*SUPPLIED INFORMATION*

+ + + + +

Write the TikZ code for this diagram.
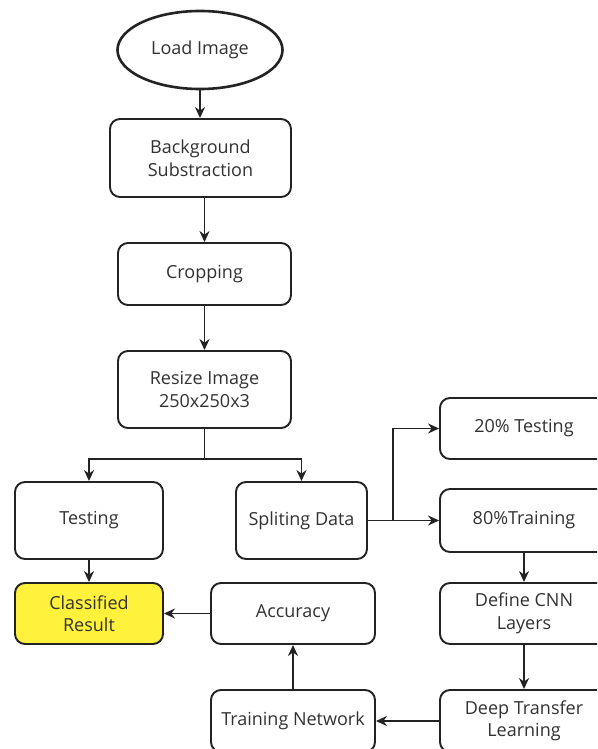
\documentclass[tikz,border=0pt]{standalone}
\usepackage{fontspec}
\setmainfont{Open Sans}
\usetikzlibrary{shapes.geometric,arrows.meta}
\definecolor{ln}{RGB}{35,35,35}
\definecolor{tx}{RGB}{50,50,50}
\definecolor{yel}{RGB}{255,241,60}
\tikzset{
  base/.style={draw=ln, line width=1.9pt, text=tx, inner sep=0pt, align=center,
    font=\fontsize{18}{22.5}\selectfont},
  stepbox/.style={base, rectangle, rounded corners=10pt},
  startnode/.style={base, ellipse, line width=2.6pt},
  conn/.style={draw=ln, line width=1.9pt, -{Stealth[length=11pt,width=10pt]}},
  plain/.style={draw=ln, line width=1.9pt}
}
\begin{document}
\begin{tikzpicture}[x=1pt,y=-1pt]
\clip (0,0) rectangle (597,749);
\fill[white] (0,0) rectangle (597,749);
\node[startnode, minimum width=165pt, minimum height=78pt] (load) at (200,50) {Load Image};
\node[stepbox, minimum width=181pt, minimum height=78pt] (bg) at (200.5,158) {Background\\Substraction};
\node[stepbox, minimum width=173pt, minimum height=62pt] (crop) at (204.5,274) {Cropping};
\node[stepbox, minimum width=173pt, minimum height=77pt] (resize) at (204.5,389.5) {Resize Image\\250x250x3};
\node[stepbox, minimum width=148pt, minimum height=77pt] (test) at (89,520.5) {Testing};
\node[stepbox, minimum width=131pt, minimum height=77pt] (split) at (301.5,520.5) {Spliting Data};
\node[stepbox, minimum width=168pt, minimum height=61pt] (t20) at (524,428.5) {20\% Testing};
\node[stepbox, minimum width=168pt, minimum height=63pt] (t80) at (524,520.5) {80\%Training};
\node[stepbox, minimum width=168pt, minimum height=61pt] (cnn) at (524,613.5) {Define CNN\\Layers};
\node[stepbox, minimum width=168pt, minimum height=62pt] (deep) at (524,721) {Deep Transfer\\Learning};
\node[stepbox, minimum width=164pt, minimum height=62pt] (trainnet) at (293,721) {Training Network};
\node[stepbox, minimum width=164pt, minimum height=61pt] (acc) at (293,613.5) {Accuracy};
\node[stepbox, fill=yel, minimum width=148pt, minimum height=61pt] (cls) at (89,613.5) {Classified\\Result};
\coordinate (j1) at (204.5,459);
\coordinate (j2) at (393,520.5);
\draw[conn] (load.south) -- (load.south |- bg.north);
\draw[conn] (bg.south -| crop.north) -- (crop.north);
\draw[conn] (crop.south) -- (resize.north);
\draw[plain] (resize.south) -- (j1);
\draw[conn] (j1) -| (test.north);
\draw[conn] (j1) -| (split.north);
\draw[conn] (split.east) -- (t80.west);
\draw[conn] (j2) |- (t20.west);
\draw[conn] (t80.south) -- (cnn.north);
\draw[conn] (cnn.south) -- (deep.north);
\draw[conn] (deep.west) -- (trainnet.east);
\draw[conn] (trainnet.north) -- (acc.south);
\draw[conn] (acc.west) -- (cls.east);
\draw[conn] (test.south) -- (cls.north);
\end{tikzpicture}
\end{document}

+ + + + +

*SHORT PROBLEM*
Output a faithful copy of the data, with each picture left out.

*ANSWER TO THE PROBLEM*
Write the TikZ code for this diagram.
\documentclass[tikz,border=0pt]{standalone}
\usepackage{fontspec}
\setmainfont{Open Sans}
\usetikzlibrary{shapes.geometric,arrows.meta}
\definecolor{ln}{RGB}{35,35,35}
\definecolor{tx}{RGB}{50,50,50}
\definecolor{yel}{RGB}{255,241,60}
\tikzset{
  base/.style={draw=ln, line width=1.9pt, text=tx, inner sep=0pt, align=center,
    font=\fontsize{18}{22.5}\selectfont},
  stepbox/.style={base, rectangle, rounded corners=10pt},
  startnode/.style={base, ellipse, line width=2.6pt},
  conn/.style={draw=ln, line width=1.9pt, -{Stealth[length=11pt,width=10pt]}},
  plain/.style={draw=ln, line width=1.9pt}
}
\begin{document}
\begin{tikzpicture}[x=1pt,y=-1pt]
\clip (0,0) rectangle (597,749);
\fill[white] (0,0) rectangle (597,749);
\node[startnode, minimum width=165pt, minimum height=78pt] (load) at (200,50) {Load Image};
\node[stepbox, minimum width=181pt, minimum height=78pt] (bg) at (200.5,158) {Background\\Substraction};
\node[stepbox, minimum width=173pt, minimum height=62pt] (crop) at (204.5,274) {Cropping};
\node[stepbox, minimum width=173pt, minimum height=77pt] (resize) at (204.5,389.5) {Resize Image\\250x250x3};
\node[stepbox, minimum width=148pt, minimum height=77pt] (test) at (89,520.5) {Testing};
\node[stepbox, minimum width=131pt, minimum height=77pt] (split) at (301.5,520.5) {Spliting Data};
\node[stepbox, minimum width=168pt, minimum height=61pt] (t20) at (524,428.5) {20\% Testing};
\node[stepbox, minimum width=168pt, minimum height=63pt] (t80) at (524,520.5) {80\%Training};
\node[stepbox, minimum width=168pt, minimum height=61pt] (cnn) at (524,613.5) {Define CNN\\Layers};
\node[stepbox, minimum width=168pt, minimum height=62pt] (deep) at (524,721) {Deep Transfer\\Learning};
\node[stepbox, minimum width=164pt, minimum height=62pt] (trainnet) at (293,721) {Training Network};
\node[stepbox, minimum width=164pt, minimum height=61pt] (acc) at (293,613.5) {Accuracy};
\node[stepbox, fill=yel, minimum width=148pt, minimum height=61pt] (cls) at (89,613.5) {Classified\\Result};
\coordinate (j1) at (204.5,459);
\coordinate (j2) at (393,520.5);
\draw[conn] (load.south) -- (load.south |- bg.north);
\draw[conn] (bg.south -| crop.north) -- (crop.north);
\draw[conn] (crop.south) -- (resize.north);
\draw[plain] (resize.south) -- (j1);
\draw[conn] (j1) -| (test.north);
\draw[conn] (j1) -| (split.north);
\draw[conn] (split.east) -- (t80.west);
\draw[conn] (j2) |- (t20.west);
\draw[conn] (t80.south) -- (cnn.north);
\draw[conn] (cnn.south) -- (deep.north);
\draw[conn] (deep.west) -- (trainnet.east);
\draw[conn] (trainnet.north) -- (acc.south);
\draw[conn] (acc.west) -- (cls.east);
\draw[conn] (test.south) -- (cls.north);
\end{tikzpicture}
\end{document}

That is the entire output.